Human-centered talent management is not a one-way street. Justin shared the ways his creators have influenced him personally. One creator, a father of three, taught him a simple family ritual. Instead of asking children how their day was, ask them for their top three moments.

This sparked richer conversations, deeper connection, and is something Justin now plans to bring into his own home.

The best part of this job is when your creators teach you something you didn’t even know you needed

It reinforces a universal truth. Creators shape their agents just as much as agents shape their creators.

What New Talent Managers Need To Know

For new or aspiring agents entering gaming, entertainment, comedy, or lifestyle representation, Justin offers one key piece of advice.

Stop treating the job like it’s just business. Go see your people. Spend time with them when it’s not about deals. When the relationship is good, the opportunities will come.

In a creator economy built on trust and personality, this mindset is not just kind. It is strategic. Human-centered management leads to loyalty, referrals, retention, and sustainable growth in an industry known for constant change.

Looking Ahead: The Future Is More Human, Not Less

Justin believes the next three to five years of talent management will bring major shifts, especially for digital-first comedy creators. Their teams will grow significantly, including booking agents, managers, content strategists, writers, openers, and collaborators.

The agent’s role will evolve into something more relational, helping creators evaluate who belongs in their inner circle and who does not.

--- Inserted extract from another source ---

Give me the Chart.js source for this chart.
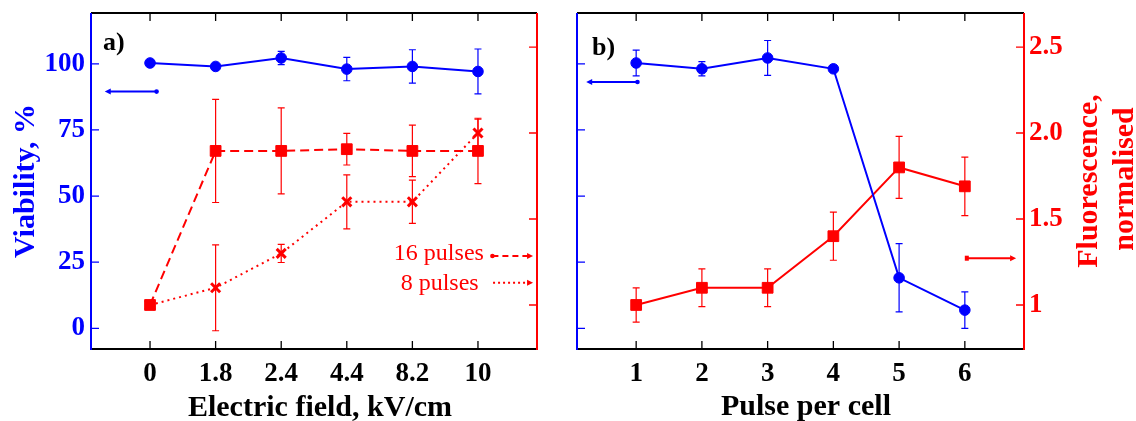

And with the rise of AI tools, the value of human nuance becomes even more important.

“We can all tell when text is written by AI,” he said. “When you’re talking to a brand or a creator, authenticity matters. Even the typos matter.”

AI will support research and operations, but it cannot replicate instincts built from shared conversations, road trips, live events, dinners, or difficult moments.

Human-centered talent management is not a trend at Dulcedo. It is the foundation of sustainable creator careers and the one competitive advantage no algorithm can fully automate.